What The Racism of Being Overlooked Feels Like
I am half Chinese, and half German(midwest white American), but I definitely don’t look like a white American male.
Mind you, as I write this, I’m purely writing this from an objective point of view while sharing from my subjective experience, to shed light on this subject because again, no one talks about it. American culture as it relates to men, is what I’m primarily speaking to here, as we are a melting pot of the world. I’m not playing victim at all, only sharing my experience.
I appear as ethnically ambiguous leaning towards my Asian side. Yellow on the outside, white on the inside. In my mind I always thought I was white. I grew up in white American suburban culture. The only encounter with Chinese culture was when I would go to my Chinese grandparent’s house once in a while.
My upbringing was great, normal, suburban. A very big contrast as to the world I’ve created for myself which I acknowledge has been a beautiful one of traveling the world, making great money with my art, and even working with the stars. Before now, I’ve never really thought about racism, until I broke free of my small world programming and have started looking at the world from a higher vantage point that I’ve begun to see so much more.
My only experiences of blatant racism were minimal, so I never really thought about it. But now as an entrepreneur out there in the world, I am seeing things from a different space, a different vantage point. Perspective is everything.
Looking back, I now see that I experienced racism in much more subtle ways — in the way of being overlooked. Not seen. Ignored. I’ve had to work extra hard to make ripples in the water so to speak. This has been true not only in business, but in my dating life as well.
Think about it: How many iconic, Asian Male entrepreneurs, sexy actors, athletes, corporate leaders, musicians, notable doctors, and political leaders can you think of by name?
-I’m pretty immersed in this world and I count them on one hand.
And when I talk about actors, I’m not talking about the Asian funny men or kung fu masters. I’m talking about Sexy Asian Male Icons that you can name.

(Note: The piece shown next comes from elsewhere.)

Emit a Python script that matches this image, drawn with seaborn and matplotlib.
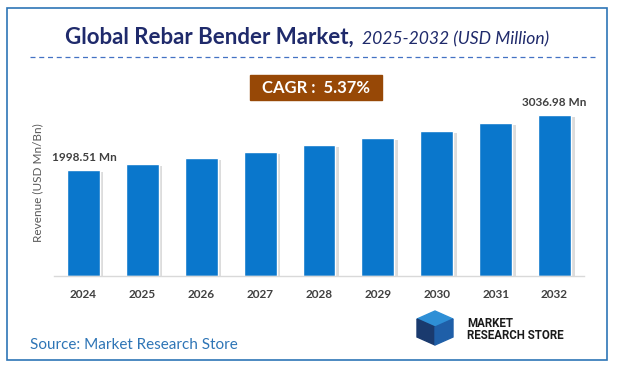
import matplotlib
matplotlib.use("Agg")
import matplotlib.pyplot as plt
import matplotlib.patches as mpatches
import matplotlib.patheffects as pe
import pandas as pd
import seaborn as sns

# data (USD Mn)
years = ["2024", "2025", "2026", "2027", "2028", "2029", "2030", "2031", "2032"]
revenue = [1998.51, 2106, 2219, 2338, 2464, 2596, 2735, 2882, 3036.98]
first_label = "1998.51 Mn"
last_label = "3036.98 Mn"
cagr_text = "CAGR :  5.37%"

sns.set_style("white")
plt.rcParams["font.family"] = ["Lato", "DejaVu Sans"]

df = pd.DataFrame({"year": years, "revenue": revenue})

W, H = 617, 372
fig = plt.figure(figsize=(W / 100, H / 100), dpi=100)

def fx(px):
    return px / W

def fy(py):
    return 1 - py / H

# outer border
fig.patches.append(mpatches.Rectangle((fx(7), fy(360)), fx(607) - fx(7), fy(8) - fy(360),
                                      transform=fig.transFigure, fill=False,
                                      edgecolor="#2E75B6", linewidth=1.2))

ax = fig.add_axes([fx(54), fy(276), fx(584) - fx(54), fy(90) - fy(276)])
sns.barplot(data=df, x="year", y="revenue", color="#0A77CC", width=0.56, ax=ax,
            saturation=1)
for bar in ax.patches:
    bar.set_path_effects([pe.SimplePatchShadow(offset=(2.5, -1.5), shadow_rgbFace="#8C8C8C", alpha=0.3),
                          pe.Normal()])

ax.set_xlim(-0.5, 8.5)
ax.set_ylim(0, 3508)
ax.set_yticks([])
ax.set_xlabel("")
ax.set_ylabel("Revenue (USD Mn/Bn)", color="#595959", fontsize=8.5, labelpad=8)
for s in ["top", "right", "left"]:
    ax.spines[s].set_visible(False)
ax.spines["bottom"].set_color("#D9D9D9")
ax.spines["bottom"].set_linewidth(1)
ax.tick_params(axis="x", length=0, pad=9, labelsize=8.5, labelcolor="#404040")
for t in ax.get_xticklabels():
    t.set_fontweight("bold")

ax.text(0 - 0.53, revenue[0] + 130, first_label, ha="left", va="bottom",
        fontsize=8.5, fontweight="bold", color="#404040")
ax.text(8, revenue[-1] + 130, last_label, ha="center", va="bottom",
        fontsize=8.5, fontweight="bold", color="#404040")

# title
fig.text(fx(354), fy(44), "Global Rebar Bender Market,", ha="right", va="baseline",
         fontsize=16, fontweight="bold", color="#1F2A6B")
fig.text(fx(362), fy(44), "2025-2032 (USD Million)", ha="left", va="baseline",
         fontsize=12.6, fontstyle="italic", color="#1F2A6B")
fig.lines.append(plt.Line2D([fx(30), fx(597)], [fy(57), fy(57)], transform=fig.transFigure,
                            color="#4472C4", linewidth=0.9, linestyle=(0, (4, 3))))

# CAGR box
fig.patches.append(mpatches.Rectangle((fx(250), fy(100)), fx(382) - fx(250), fy(75) - fy(100),
                                      transform=fig.transFigure, color="#974806"))
fig.text(fx(316), fy(88), cagr_text, ha="center", va="center", fontsize=12,
         fontweight="bold", color="white")

# source
fig.text(fx(30), fy(345), "Source: Market Research Store", ha="left", va="center",
         fontsize=11, color="#2E75B6")

# logo
lx, ly = 415, 311
fig.patches.append(mpatches.Polygon([(fx(lx + 2), fy(ly + 8)), (fx(lx + 20), fy(ly)),
                                     (fx(lx + 38), fy(ly + 8)), (fx(lx + 20), fy(ly + 16))],
                                    closed=True, transform=fig.transFigure, color="#2E8FD6"))
fig.patches.append(mpatches.Polygon([(fx(lx + 2), fy(ly + 8)), (fx(lx + 20), fy(ly + 16)),
                                     (fx(lx + 20), fy(ly + 34)), (fx(lx + 2), fy(ly + 26))],
                                    closed=True, transform=fig.transFigure, color="#1A3A6E"))
fig.patches.append(mpatches.Polygon([(fx(lx + 20), fy(ly + 16)), (fx(lx + 38), fy(ly + 8)),
                                     (fx(lx + 38), fy(ly + 26)), (fx(lx + 20), fy(ly + 34))],
                                    closed=True, transform=fig.transFigure, color="#1F5FA8"))
fig.text(fx(467), fy(327), "MARKET", ha="left", va="baseline", fontsize=8.3,
         fontweight="bold", color="#1A1A1A", family=["Roboto", "DejaVu Sans"])
fig.text(fx(467), fy(339), "RESEARCH STORE", ha="left", va="baseline", fontsize=8.3,
         fontweight="bold", color="#1A1A1A", family=["Roboto", "DejaVu Sans"])

fig.savefig("out.png", dpi=100)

We live in a world that is directed by celebrity culture. This includes athletes, leaders, musicians, but it is directed primarily by Hollywood, and Hollywood is really an extension of the underlying white power establishment that has existed for centuries. Think about how we romanticize relationships through the lens of Disney and other iconic films. Back in the 1910’s and 20’s, the Asian Actor Sessue Hayakawa was on the rise, but quickly forgotten, to the point of bringing us back to ground zero in the avenue of Asian male sex symbols. Culturally today, It wasn’t until Crazy Rich Asians that we got to see a mainstream film with Sexy Iconic Asian male leads, and my friends Jon Chu the director and Kevin Kwan the writer had to fight to make that happen. And even at the success of that movie, it still just made a small dent, although a great first ripple in our culture. In the process of making Crazy Rich Asians, Jon and Kevin even turned down a huge Netflix deal to put the film on the big screens because they knew how much it would help shift Asian perception culturally. And it did.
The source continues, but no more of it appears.